--- START OF INFORMATION PROVIDED ---
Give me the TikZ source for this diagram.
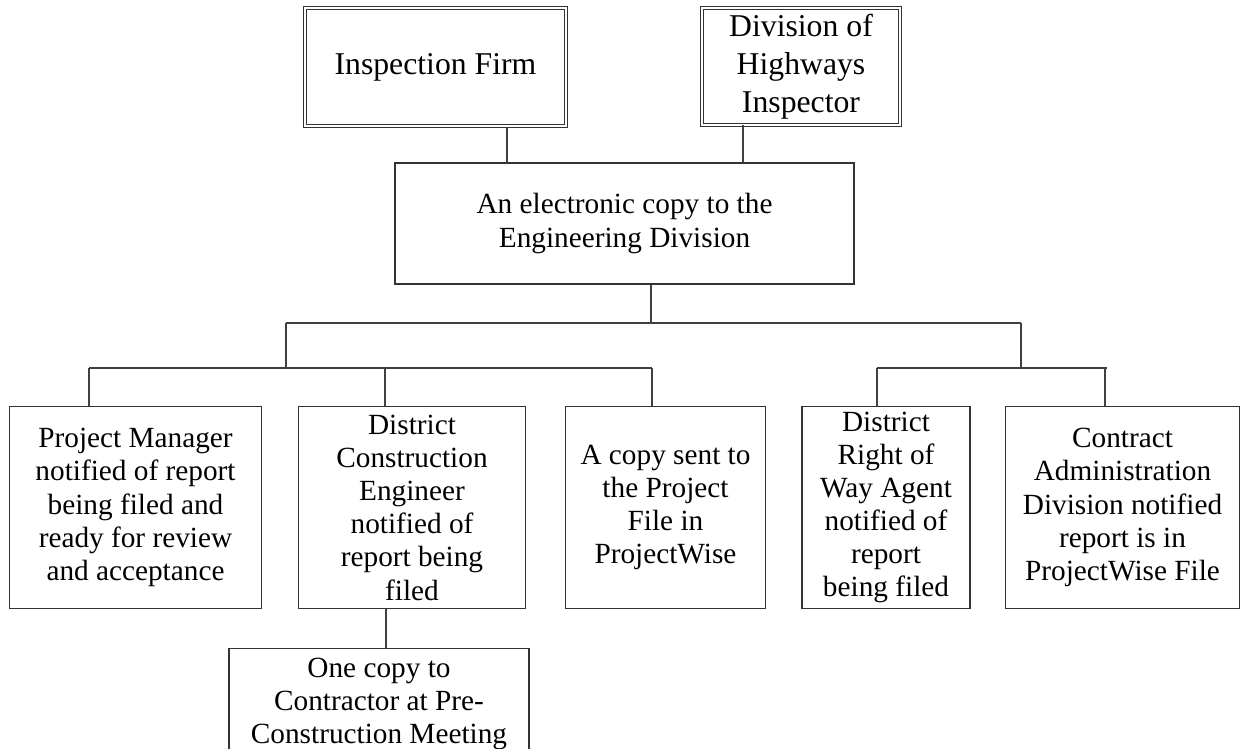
\documentclass[tikz,border=0pt]{standalone}
\usepackage{fontspec}
\setmainfont{Liberation Serif}
\usepackage{tikz}
\usetikzlibrary{calc}
\tikzset{
  box/.style={draw=black!80, line width=0.5pt, align=center, inner sep=1pt,
    font=\fontsize{12}{13.6}\selectfont},
  topbox/.style={box, double=white, double distance=0.7pt, line width=0.45pt,
    font=\fontsize{13}{15.6}\selectfont},
  link/.style={draw=black!75, line width=0.6pt},
}

\begin{document}
\begin{tikzpicture}[x=0.0144cm, y=-0.0144cm]
    % Cadre de la page
    \clip (0,0) rectangle (1241,749);
    \fill[white] (0,0) rectangle (1241,749);

    % Boites du haut
    \node[topbox, minimum width=3.76cm, minimum height=1.70cm] (firm) at (435.5,67) {Inspection Firm};
    \node[topbox, minimum width=2.85cm, minimum height=1.68cm] (dohi) at (801,66.5) {Division of\\Highways\\Inspector};

    % Copie electronique
    \node[box, minimum width=6.61cm, minimum height=1.74cm] (ecopy) at (624.5,223.5) {An electronic copy to the\\Engineering Division};

    % Rangee des destinataires
    \node[box, minimum width=3.64cm, minimum height=2.92cm] (pm) at (135.5,507.5) {Project Manager\\notified of report\\being filed and\\ready for review\\and acceptance};
    \node[box, minimum width=3.28cm, minimum height=2.92cm] (dce) at (412,507.5) {District\\Construction\\Engineer\\notified of\\report being\\filed};
    \node[box, minimum width=2.89cm, minimum height=2.92cm] (pfile) at (665.5,507.5) {A copy sent to\\the Project\\File in\\ProjectWise};
    \node[box, minimum width=2.42cm, minimum height=2.92cm] (drw) at (886,507.5) {District\\Right of\\Way Agent\\notified of\\report\\being filed};
    \node[box, minimum width=3.36cm, minimum height=2.92cm] (cad) at (1122.5,507.5) {Contract\\Administration\\Division notified\\report is in\\ProjectWise File};

    % Copie pour l'entrepreneur
    \node[box, minimum width=4.32cm, minimum height=1.61cm] (contr) at (379,704) {One copy to\\Contractor at Pre-\\Construction Meeting};

    % Points de jonction
    \coordinate (xfirm) at (507,0);
    \coordinate (xdohi) at (743,0);
    \coordinate (xdown) at (651,323);
    \coordinate (mainL) at (286,323);
    \coordinate (mainR) at (1021,323);
    \coordinate (busL) at (286,368);
    \coordinate (busR) at (1021,368);
    \coordinate (dpm) at (89,368);
    \coordinate (ddce) at (385,368);
    \coordinate (dfile) at (652,368);
    \coordinate (ddrw) at (877,368);
    \coordinate (dcad) at (1105,368);
    \coordinate (xcontr) at (386,0);

    % Liens du haut
    \draw[link] (firm.south -| xfirm) -- (ecopy.north -| xfirm);
    \draw[link] (dohi.south -| xdohi) -- (ecopy.north -| xdohi);

    % Tronc principal
    \draw[link] (ecopy.south -| xdown) -- (xdown);
    \draw[link] (mainL) -- (mainR);
    \draw[link] (mainL) -- (busL);
    \draw[link] (mainR) -- (busR);

    % Branche gauche
    \draw[link] (dpm) -- (dfile);
    \draw[link] (dpm) -- (dpm |- pm.north);
    \draw[link] (ddce) -- (ddce |- dce.north);
    \draw[link] (dfile) -- (dfile |- pfile.north);

    % Branche droite
    \draw[link] (ddrw) -- ($(dcad)+(2,0)$);
    \draw[link] (ddrw) -- (ddrw |- drw.north);
    \draw[link] (dcad) -- (dcad |- cad.north);

    % Vers la boite du bas
    \draw[link] (dce.south -| xcontr) -- (contr.north -| xcontr);
\end{tikzpicture}
\end{document}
--- END OF INFORMATION PROVIDED ---
PROBLEM STATEMENT: Copy out all of the material exactly as written, without its pictures.

FINISHED TASK:
Give me the TikZ source for this diagram.
\documentclass[tikz,border=0pt]{standalone}
\usepackage{fontspec}
\setmainfont{Liberation Serif}
\usepackage{tikz}
\usetikzlibrary{calc}
\tikzset{
  box/.style={draw=black!80, line width=0.5pt, align=center, inner sep=1pt,
    font=\fontsize{12}{13.6}\selectfont},
  topbox/.style={box, double=white, double distance=0.7pt, line width=0.45pt,
    font=\fontsize{13}{15.6}\selectfont},
  link/.style={draw=black!75, line width=0.6pt},
}

\begin{document}
\begin{tikzpicture}[x=0.0144cm, y=-0.0144cm]
    % Cadre de la page
    \clip (0,0) rectangle (1241,749);
    \fill[white] (0,0) rectangle (1241,749);

    % Boites du haut
    \node[topbox, minimum width=3.76cm, minimum height=1.70cm] (firm) at (435.5,67) {Inspection Firm};
    \node[topbox, minimum width=2.85cm, minimum height=1.68cm] (dohi) at (801,66.5) {Division of\\Highways\\Inspector};

    % Copie electronique
    \node[box, minimum width=6.61cm, minimum height=1.74cm] (ecopy) at (624.5,223.5) {An electronic copy to the\\Engineering Division};

    % Rangee des destinataires
    \node[box, minimum width=3.64cm, minimum height=2.92cm] (pm) at (135.5,507.5) {Project Manager\\notified of report\\being filed and\\ready for review\\and acceptance};
    \node[box, minimum width=3.28cm, minimum height=2.92cm] (dce) at (412,507.5) {District\\Construction\\Engineer\\notified of\\report being\\filed};
    \node[box, minimum width=2.89cm, minimum height=2.92cm] (pfile) at (665.5,507.5) {A copy sent to\\the Project\\File in\\ProjectWise};
    \node[box, minimum width=2.42cm, minimum height=2.92cm] (drw) at (886,507.5) {District\\Right of\\Way Agent\\notified of\\report\\being filed};
    \node[box, minimum width=3.36cm, minimum height=2.92cm] (cad) at (1122.5,507.5) {Contract\\Administration\\Division notified\\report is in\\ProjectWise File};

    % Copie pour l'entrepreneur
    \node[box, minimum width=4.32cm, minimum height=1.61cm] (contr) at (379,704) {One copy to\\Contractor at Pre-\\Construction Meeting};

    % Points de jonction
    \coordinate (xfirm) at (507,0);
    \coordinate (xdohi) at (743,0);
    \coordinate (xdown) at (651,323);
    \coordinate (mainL) at (286,323);
    \coordinate (mainR) at (1021,323);
    \coordinate (busL) at (286,368);
    \coordinate (busR) at (1021,368);
    \coordinate (dpm) at (89,368);
    \coordinate (ddce) at (385,368);
    \coordinate (dfile) at (652,368);
    \coordinate (ddrw) at (877,368);
    \coordinate (dcad) at (1105,368);
    \coordinate (xcontr) at (386,0);

    % Liens du haut
    \draw[link] (firm.south -| xfirm) -- (ecopy.north -| xfirm);
    \draw[link] (dohi.south -| xdohi) -- (ecopy.north -| xdohi);

    % Tronc principal
    \draw[link] (ecopy.south -| xdown) -- (xdown);
    \draw[link] (mainL) -- (mainR);
    \draw[link] (mainL) -- (busL);
    \draw[link] (mainR) -- (busR);

    % Branche gauche
    \draw[link] (dpm) -- (dfile);
    \draw[link] (dpm) -- (dpm |- pm.north);
    \draw[link] (ddce) -- (ddce |- dce.north);
    \draw[link] (dfile) -- (dfile |- pfile.north);

    % Branche droite
    \draw[link] (ddrw) -- ($(dcad)+(2,0)$);
    \draw[link] (ddrw) -- (ddrw |- drw.north);
    \draw[link] (dcad) -- (dcad |- cad.north);

    % Vers la boite du bas
    \draw[link] (dce.south -| xcontr) -- (contr.north -| xcontr);
\end{tikzpicture}
\end{document}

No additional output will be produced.